Clause 38.—(Interest on unpaid tax.)
Mrs. Margaret Thatcher (Finchley)
I beg to move Amendment No. 156, in page 40, line 41, to leave out subsection (2).
The Clause increases the rate of interest on unpaid tax from 3 per cent. to 4 per cent., and the Amendment seeks to delete the provision which gives the Treasury power to vary the rate. This is not the kind of rate of interest which it would be wise to fluctuate frequently because it would make for very complicated calculations and people would not know where they were. Moreover, this would be the kind of variation that could wait for the Finance Bill if any variation was called for.
Although the subsection takes power to increase or decrease the rate of interest it is a reasonable guess that James Callaghanthe Chancellor would be more likely to use it to increase it rather than decrease it. Bearing that in mind and that 4 per cent. is a net rate, that is, that it is paid out of net taxed income, I see little need to give the Treasury these powers.

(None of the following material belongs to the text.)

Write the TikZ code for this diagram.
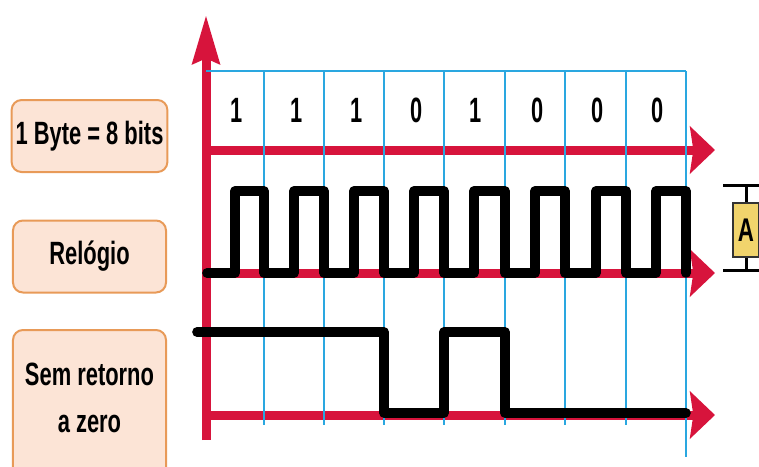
\documentclass[tikz,border=0pt]{standalone}
\usepackage{fontspec}
\setmainfont{Liberation Sans}
\newfontfamily\narrowfont[FakeStretch=0.68]{Liberation Sans}
\newfontfamily\digitfont[FakeStretch=0.62]{Liberation Sans}
\usetikzlibrary{arrows.meta, positioning}

\definecolor{axisred}{HTML}{D7143C}
\definecolor{gridblue}{HTML}{2AA7E0}
\definecolor{boxfill}{HTML}{FCE4D6}
\definecolor{boxline}{HTML}{E89A58}
\definecolor{tagyellow}{HTML}{F1D46C}

\begin{document}
\begin{tikzpicture}[x=0.03cm, y=-0.03cm,
    lbl/.style={draw=boxline, line width=0.06cm, fill=boxfill, rounded corners=0.3cm, align=center, minimum width=4.59cm, minimum height=2.16cm, font=\narrowfont\bfseries\fontsize{27.5}{40}\selectfont},
    bit/.style={font=\digitfont\bfseries\fontsize{30}{30}\selectfont},
    axis/.style={draw=axisred, line width=0.27cm},
    grid/.style={draw=gridblue, line width=0.07cm},
    sig/.style={draw=black, line width=0.29cm, line join=round, line cap=round}]
    \useasboundingbox (0,0) rectangle (759,466);

    % legendas
    \node[lbl] (byte) at (89.5,136) {1 Byte = 8 bits};
    \node[lbl] (clock) at (89.5,256.5) {Relógio};
    \node[lbl, minimum height=4.5cm] (nrz) at (89.5,405) {};
    \node[align=center, font=\narrowfont\bfseries\fontsize{27.5}{40}\selectfont] (nrztxt) at (89.5,398) {Sem retorno\\a zero};

    % eixos
    \draw[axis, -{Stealth[length=1.45cm, width=0.8cm, inset=0.15cm]}] (206,440) -- (206,15);
    \draw[axis, -{Stealth[length=0.75cm, width=1.41cm, inset=0.1cm]}] (206,150) -- (715,150);
    \draw[axis, -{Stealth[length=0.75cm, width=1.41cm, inset=0.1cm]}] (206,273) -- (715,273);
    \draw[axis, -{Stealth[length=0.75cm, width=1.41cm, inset=0.1cm]}] (206,415) -- (715,415);

    % grade
    \draw[grid] (206,71) -- (686,71);
    \draw[grid] (264,71) -- (264,425);
    \draw[grid] (324,71) -- (324,425);
    \draw[grid] (384,71) -- (384,425);
    \draw[grid] (444,71) -- (444,425);
    \draw[grid] (505,71) -- (505,425);
    \draw[grid] (565,71) -- (565,425);
    \draw[grid] (626,71) -- (626,425);
    \draw[grid] (686,71) -- (686,457);

    % bits
    \node[bit] (b1) at (237,110) {1};
    \node[bit] (b2) at (297,110) {1};
    \node[bit] (b3) at (357,110) {1};
    \node[bit] (b4) at (417,110) {0};
    \node[bit] (b5) at (476,110) {1};
    \node[bit] (b6) at (538,110) {0};
    \node[bit] (b7) at (598,110) {0};
    \node[bit] (b8) at (658,110) {0};

    % sinais
    \draw[sig] (207,273) -| (235,191) -| (264,273) -| (294,191) -| (324,273) -| (354,191) -| (384,273) -| (414,191) -| (444,273)
        -| (474,191) -| (505,273) -| (535,191) -| (565,273) -| (596,191) -| (626,273) -| (656,191) -| (686,273);
    \draw[sig] (197,332) -| (384,413) -| (444,332) -| (505,413) -- (686,413);

    % amperimetro
    \node[draw=black!80, line width=0.08cm, fill=tagyellow, minimum width=0.78cm, minimum height=1.62cm, inner sep=0pt,
        font=\narrowfont\bfseries\fontsize{28}{28}\selectfont] (tag) at (746,230) {A};
    \coordinate (tagtop) at (746,185);
    \coordinate (tagbot) at (746,270);
    \draw[line width=0.09cm] (723,185) -- (759,185);
    \draw[line width=0.09cm] (723,270) -- (759,270);
    \draw[line width=0.09cm] (tagtop) -- (tag.north);
    \draw[line width=0.09cm] (tag.south) -- (tagbot);
\end{tikzpicture}
\end{document}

At any rate, I think that most of us would be prepared to forgo the forlorn hope that the Chancellor might decrease interest in return for the certainty that he could not increase it without further legislative powers in another Finance Bill.
I agree with the hon. Lady the Member for Finchley (Mrs. Thatcher) that this is not a rate of interest which one would expect would be subject to frequent variation. It therefore calls for some explanation why the Government propose that this should be done or why the Treasury should have power to do this by Order subject to negative Resolution procedure rather than leave it to be done in Finance Bills.
The simple answer is that in cases where it is proper to vary the rate there [column 262]are obvious advantages in being able to do it at fairly short notice in the light of circumstances without waiting for a Finance Bill. I think that the experience of the last 20 years is perhaps something of an object lesson in this respect. The rate of interest on arrears of tax has remained unchanged over the whole of the 20 years since it was first introduced in 1947 although during that period Bank Rate has varied from the extremes of 2 per cent. in 1947–52 to 7 per cent. in 1957, 1961 and 1964 and between July, 1966, and July, 1967.
Certainly, if it is sensible, as I think it is agreed it is, to be able to vary this rate so that it continues to have the deterrent effect that it is intended to have, then one would think that there ought to have been some variations in those 20 years. It is perhaps not a rash assumption that it is the fact that this can be done only by a provision in the Finance Bill that was a substantial factor contributing to this inflexibility. Twenty Chancellors all moved not to add a Clause to the Finance Bill which could be left over to another year. Perhaps one day in the distant future the hon. Lady will have an experience which will make her understand this point better.
These are the reasons for it. There are precedents for it. There are many other rates of interest which can be varied, or a number of others, by Treasury Order. I think that the most immediately relevant one was a power in the Land Commission Act for varying the rate of interest on arrears of betterment levy, and that was done by the same procedure. There are, of course, some rates of interest in the tax field which can be varied by Treasury Order without the need for a Statutory Instrument. An example is the rate of interest on tax reserve certificates and the rate for Public Works Loans Board loans, both of which can be varied by notice published in the London Gazette. However, full Parliamentary control is retained by the fact that there is the negative Resolution procedure so that the consent of the House of Commons would still be required, which it would be with a Finance Bill.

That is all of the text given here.